EE Times:海外で人材を探し、台湾に連れてくるというのは、かつて台湾政府がMorris Chang氏をヘッドハントしたことを思い出させる話です。それと同じ戦略ということですか?

Chen氏:ある意味ではそうだ。われわれは優れた人材を雇い入れる準備ができている。例えば、台湾政府がChang氏に故郷へ戻ってくるよう求めた際、同政府はChang氏が既にTIで上級職に就いていたことを把握していた*)

*)編集者注:Chang氏は1958年から1983年までTIで25年に及ぶキャリアを重ね、全世界の半導体事業の責任を負うグループバイスプレジデントにまで昇進していた。

 Chang氏の経験と希望に見合うよう、台湾政府は同氏に工業技術研究院(ITRI)のチェアマン兼プレジデントというポジションを与えた。

EE Times:台湾はChang氏という大きな価値を得たのですね。

Chen氏:Chang氏をヘッドハントするのと並行して、台湾政府は自国の半導体産業を立ち上げるための基礎作りを進めていた。1976年、同政府は30人近い台湾人エンジニアを、米国のエレクトロニクス企業RCAに派遣した。当時RCAは初期の半導体分野をリードしていた。同時に、台湾で約30人のエンジニアから成るチームも作り、米国から戻ってきたエンジニアたちとともに働けるように準備させていた。

EE Times:その頃は何をしていたのですか?

*)編集者注:Chen氏は1979年に国立成功大学の電子工学部で理学士号を得た後、1981年に理学修士、1986年には博士号をそれぞれ取得した。

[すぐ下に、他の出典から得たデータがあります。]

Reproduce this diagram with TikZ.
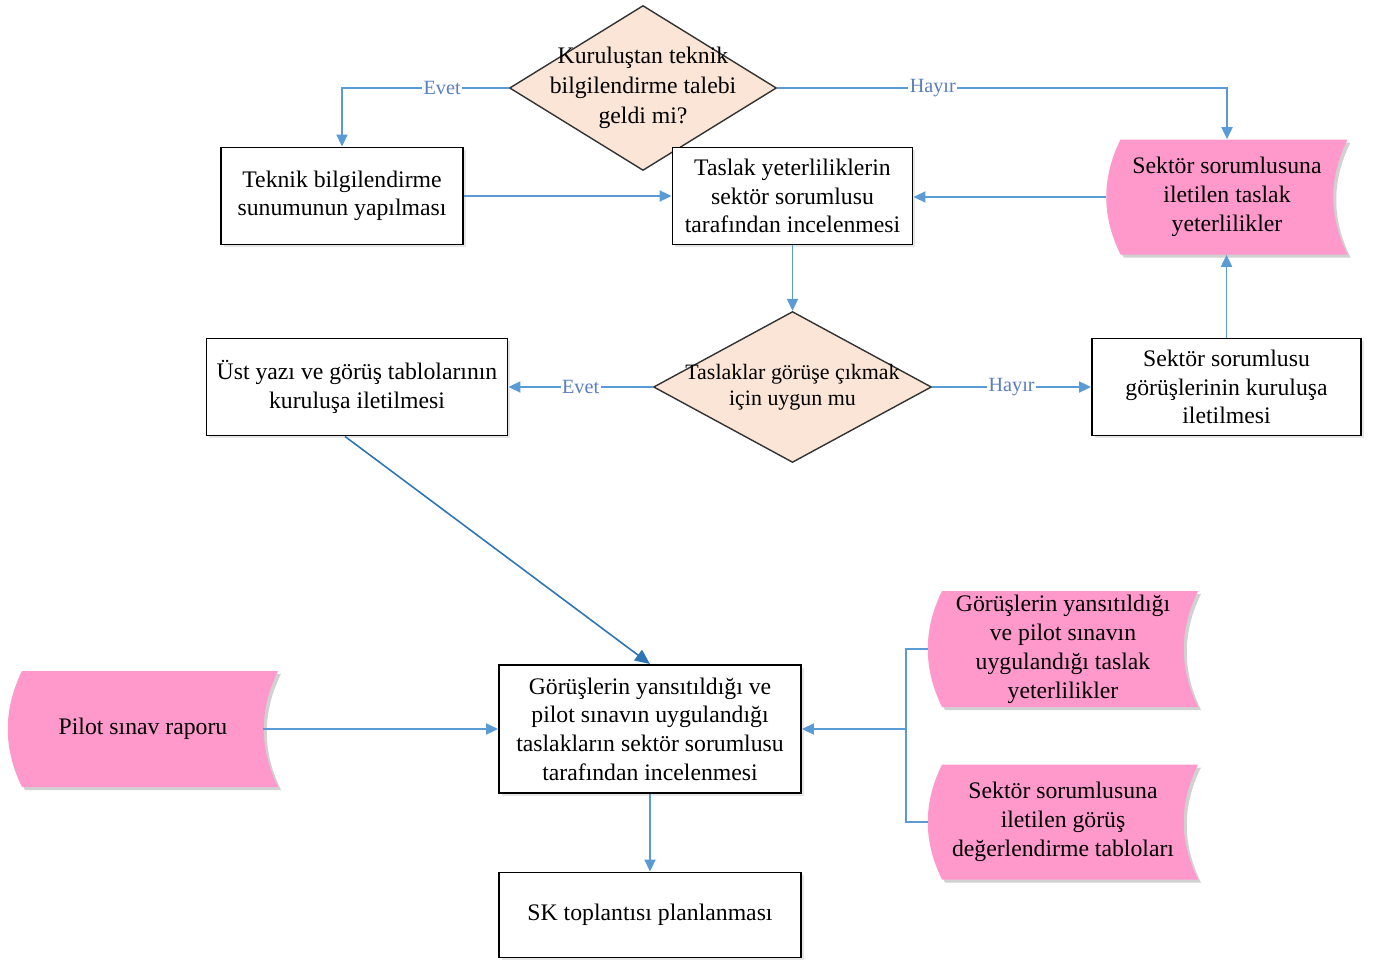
\documentclass[tikz,border=0pt]{standalone}
\usepackage{fontspec}
\setmainfont{Liberation Serif}
\usetikzlibrary{arrows.meta,shapes.geometric,calc,shadows}
\definecolor{lineblue}{HTML}{5B9BD5}
\definecolor{darkblue}{HTML}{2E75B6}
\definecolor{lblblue}{HTML}{5A7EC0}
\definecolor{pinkfill}{HTML}{FF99CC}
\definecolor{peach}{HTML}{FBE5D6}
\newcommand\pinkdata[6]{%
  \fill[black!18] ({#2-#4/2+17},{#3-#5/2+3}) -- ({#2+#4/2+3},{#3-#5/2+3}) .. controls ({#2+#4/2-16},{#3-#5/6+3}) and ({#2+#4/2-16},{#3+#5/6+3}) .. ({#2+#4/2+3},{#3+#5/2+3}) -- ({#2-#4/2+17},{#3+#5/2+3}) .. controls ({#2-#4/2-2},{#3+#5/6+3}) and ({#2-#4/2-2},{#3-#5/6+3}) .. cycle;
  \fill[pinkfill] ({#2-#4/2+14},{#3-#5/2}) -- ({#2+#4/2},{#3-#5/2}) .. controls ({#2+#4/2-19},{#3-#5/6}) and ({#2+#4/2-19},{#3+#5/6}) .. ({#2+#4/2},{#3+#5/2}) -- ({#2-#4/2+14},{#3+#5/2}) .. controls ({#2-#4/2-5},{#3+#5/6}) and ({#2-#4/2-5},{#3-#5/6}) .. cycle;
  \node[sdtext, minimum width={#4*0.02cm}, minimum height={#5*0.02cm}] (#1) at (#2,#3) {#6};
}
\begin{document}
\begin{tikzpicture}[x=0.02cm,y=-0.02cm,
  box/.style={draw=black, line width=1.1pt, fill=white, align=center,
    font=\fontsize{13.5}{16.3}\selectfont, inner sep=0pt,
    drop shadow={shadow xshift=1.5pt, shadow yshift=-1.5pt, opacity=0.2}},
  dec/.style={diamond, draw=black!80, line width=0.8pt, fill=peach, inner sep=0pt},
  dtext/.style={align=center, font=\fontsize{13.5}{17}\selectfont},
  dtextb/.style={align=center, font=\fontsize{12.5}{14.8}\selectfont},
  sdtext/.style={align=center, font=\fontsize{13.5}{16.5}\selectfont, inner sep=0pt},
  conn/.style={draw=lineblue, line width=1.1pt, -{Triangle[length=0.24cm,width=0.22cm]}},
  plain/.style={draw=lineblue, line width=1.1pt},
  lbl/.style={fill=white, text=lblblue, font=\fontsize{11.5}{13}\selectfont, inner sep=0.8pt}
]
\useasboundingbox (0,0) rectangle (1379,963);

% decisions
\node[dec, minimum width=5.34cm, minimum height=3.3cm,
  label={[dtext]center:Kuruluştan teknik\\bilgilendirme talebi\\geldi mi?}] (d1) at (643,88) {};
\node[dec, minimum width=5.56cm, minimum height=3.02cm,
  label={[dtextb]center:Taslaklar görüşe çıkmak\\için uygun mu}] (d2) at (792.5,387) {};

% process boxes
\node[box, minimum width=4.84cm, minimum height=1.94cm] (b1) at (342,196) {Teknik bilgilendirme\\sunumunun yapılması};
\node[box, minimum width=4.8cm, minimum height=1.94cm] (b2) at (792.5,196) {Taslak yeterliliklerin\\sektör sorumlusu\\tarafından incelenmesi};
\node[box, minimum width=6.02cm, minimum height=1.94cm] (b3) at (357,387) {Üst yazı ve görüş tablolarının\\kuruluşa iletilmesi};
\node[box, minimum width=5.38cm, minimum height=1.94cm] (b4) at (1226.5,387) {Sektör sorumlusu\\görüşlerinin kuruluşa\\iletilmesi};
\node[box, minimum width=6.04cm, minimum height=2.56cm] (b5) at (650,729) {Görüşlerin yansıtıldığı ve\\pilot sınavın uygulandığı\\taslakların sektör sorumlusu\\tarafından incelenmesi};
\node[box, minimum width=6.04cm, minimum height=1.7cm] (b6) at (650,915) {SK toplantısı planlanması};

% stored data
\pinkdata{p1}{1227}{197}{241}{115}{Sektör sorumlusuna\\iletilen taslak\\yeterlilikler}
\pinkdata{p2}{143}{729}{270}{116}{Pilot sınav raporu}
\pinkdata{p3}{1063}{649}{270}{116}{Görüşlerin yansıtıldığı\\ve pilot sınavın\\uygulandığı taslak\\yeterlilikler}
\pinkdata{p4}{1063}{822}{270}{115}{Sektör sorumlusuna\\iletilen görüş\\değerlendirme tabloları}

% connectors
\draw[conn] (d1.west) -| (b1.north) node[lbl, pos=0.2] {Evet};
\draw[conn] (d1.east) -| (p1.north) node[lbl, pos=0.173] {Hayır};
\draw[conn] (b1.east) -- (b2.west);
\draw[conn] (p1.west) -- (p1.west -| b2.east);
\draw[conn] (b2.south) -- (d2.north);
\draw[conn] (d2.west) -- (b3.east) node[lbl, pos=0.5] {Evet};
\draw[conn] (d2.east) -- (b4.west) node[lbl, pos=0.5] {Hayır};
\draw[conn] (b4.north) -- (b4.north |- p1.south);
\draw[draw=darkblue, line width=0.9pt, -{Triangle[length=0.3cm,width=0.26cm]}] ($(b3.south)+(-12,0)$) -- (b5.north);
\draw[conn] ($(p2.east)+(-15,0)$) -- (b5.west);
\coordinate (j) at (906,729);
\draw[plain] (p3.west) -| (j);
\draw[plain] (p4.west) -| (j);
\draw[conn] (j) -- (b5.east);
\draw[conn] (b5.south) -- (b6.north);
\end{tikzpicture}
\end{document}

Chen氏:当時私は学生だったが、あの頃は本当にエキサイティングな時代だった。米国から戻ってきたエンジニアたちも、台湾にとどまったエンジニアたちも、どちらもとても精力的で、活力あふれるチームだった。

EE Times:TSMCと、何か接点はあったのですか?

Chen氏:接点はあった。国立成功大学で博士号を取得しようと学んでいた時、同じクラスにF.C. Tseng氏がいた。

EE Times:Morris Chang氏とTSMCを共同で設立し、現在は同社のバイスチェアマンを務めるTseng氏のことですか?

Chen氏:その通りだ。Tseng氏は台湾でとても良く知られた人物だ。TSMCで技術や研究開発(R&D)を担当したTseng氏は、私の元クラスメイトだ。

若い才能を国外に送り出す

EE Times:若者を米国に送り出して勉強させるという方法は、台湾で実を結んでいますね。現在は、何をなさっているのですか?

Chen氏:MOSTでは2018年、「LEAP(Learn, Explore, Aspire, Pioneer)」という新しいプログラムを創設する予定だ。この計画の下、台湾は100人の人材を米国やフランス、イスラエルに送り、ベンチャーや企業戦略プロジェクトなどについて学ばせる。送り出すのは、起業を視野に入れている、博士号またはそれと同等レベルの知識、経験を持つ人材が中心だ。われわれは、将来有望な若者をさまざまな国で学ばせることが、台湾の成長に大いに貢献すると確信している。

 さらにMOSTは、2018年6月に、新しいアクセラレーター施設であるTaiwan Tech Arenaを台北で開設する。